Finding a way round and through

It’s a lonely moment when you realise there’s no one around to really show your photos to.

But that pause and the time those viewers take to speak, is enough to help you find what it is you’re trying to say with your photos.

From college to university to graduation to real life on the ‘outside’ and finding a way to making it succeed. The journey of a photographer – specifically mine, which doesn’t look altogether that much different to others– is often bumpy, isolating, rarely plain sailing, sometimes brilliant, sometimes awful, always fulfilling, and a lot of hard work.

I’m often asked about my life as a photographer and any advice I would give on how to manage it and I’m never sure what to say. Depending on when you ask, my answer could range from supportive and hopeful, to practical and useful, to stark warnings about the future of photography in a world saturated by images, and a deep cynicism about an information economy, controlled by a handful of billionaires, who are dangerously skewing the truth of what we see. But no matter when you ask me, I will always always offer up this:

Keep taking photos and find your tribe.

Despite how much I love my job, it’s not an easy juggle being both a jobbing photographer and trying to build a name for yourself as an artist at the same time.
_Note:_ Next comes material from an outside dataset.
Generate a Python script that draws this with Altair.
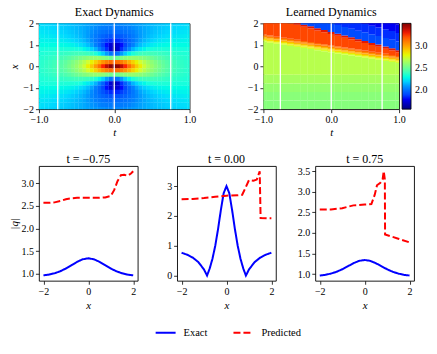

The tiring rigmarole of perpetually questioning your every move in case it brings it all crashing down. It’s been nearly 15 years since I started this dance, and whilst I wobble often, I find my balance a lot quicker these days, which I put down to mostly one thing. Over the course of my work/life/art/play I have happened upon and been lucky enough to find the folks who, as much as anyone can, understands the work I make and the life I’m trying to live. A collective voice of reason that keeps my inner criticisms in check. As my career and my photography age so too does my trust in them deepened. I don’t always ask and I don’t always listen but through their growing knowledge of who of I am as a photographer, my work feels more complete and more inherently mine.

It was at university that I first felt that sense of community and found validation in peer support and the positive influence it can have on the images we make. But when we graduated, although mostly still in touch, we could never keep ourselves together in the same way we had before. Life pulled our threads in different directions, both towards and away from a life of photography. In those post-uni years, I lost that community and so too with it, the idea of making photographs that weren’t for work. Every time I tried, it felt harder and slower, and like something was blocked in a way that got more stuck as the time since graduation grew longer.

Eventually that block became so much that I felt its weight every day. Knowing I couldn’t get round it or avoid it, I was nearing the time when I had to find a way to finally unstick it or forever walk away from making my own work again. Although I knew what the answer was, I felt nauseous every time I thought about it because just putting your unseen images out there is terrifying. It’s a lonely moment when you realise there’s no one around to really show your photos to. My university years had taught me it was possible, but I was unsure how to find it again. For those who come to photography via a different route, it can be harder still. I mean, who enjoys having to go out and find those people in whom to trust, when you feel like you’ve nothing worthwhile to show?

Of course there’s friends, and partners and family that will tell you how much they love your photos without ever really looking, because they think that’s what you need to hear. And, in my situation, I have a career in photography. It’s a career that I love and value and appreciate and does bring a sense of achievement and validation in many ways. But as an image maker, there’s a different type of viewer that you need, if you’re serious about making pictures.

The viewers you need are those folks that go quiet for a moment when you lay your prints on the table as they give themselves the space and time to think about what they’re really seeing. They go to say something then stop for a second just to make sure, they really know what it is they’re going to say. In that pause, your images are viewed through the eyes that go beyond the blind optimism of close friends and family and the cash you’re paid to take them. It’s in that pause that lies the building of the trust that you need to let yourself go and start to believe that your images are worth something. You might not agree with what they have to say and they might not always be right, but that pause and the time those viewers take to speak, is enough to help you find what it is you’re trying to say with your photos.

AGITATE grew out of FRESH FOCUS, which grew out of the space left behind by that pulled together group of people we found at university that helped us graduate. It was set up to bring that back again to those that missed its presence, and to offer it to everyone else that got here by another route. It’s open to all that want to make work and have experienced that lonely moment of not having anyone to show your photos to and the dread of going out on your own and asking. It’s a group of people that are all in need of that quiet moment between laying out prints on the table and having someone say that they see your work for what it is, and in turn see you as well. Mostly though, in a world that is saturated with images, where feeds and reels and likes and shares replace substance with popularity and community with competition, AGITATE exists for the genuine love of photography, a belief in its ability to really see the world, and a safe pair of eyes to help find meaning in the photos we take.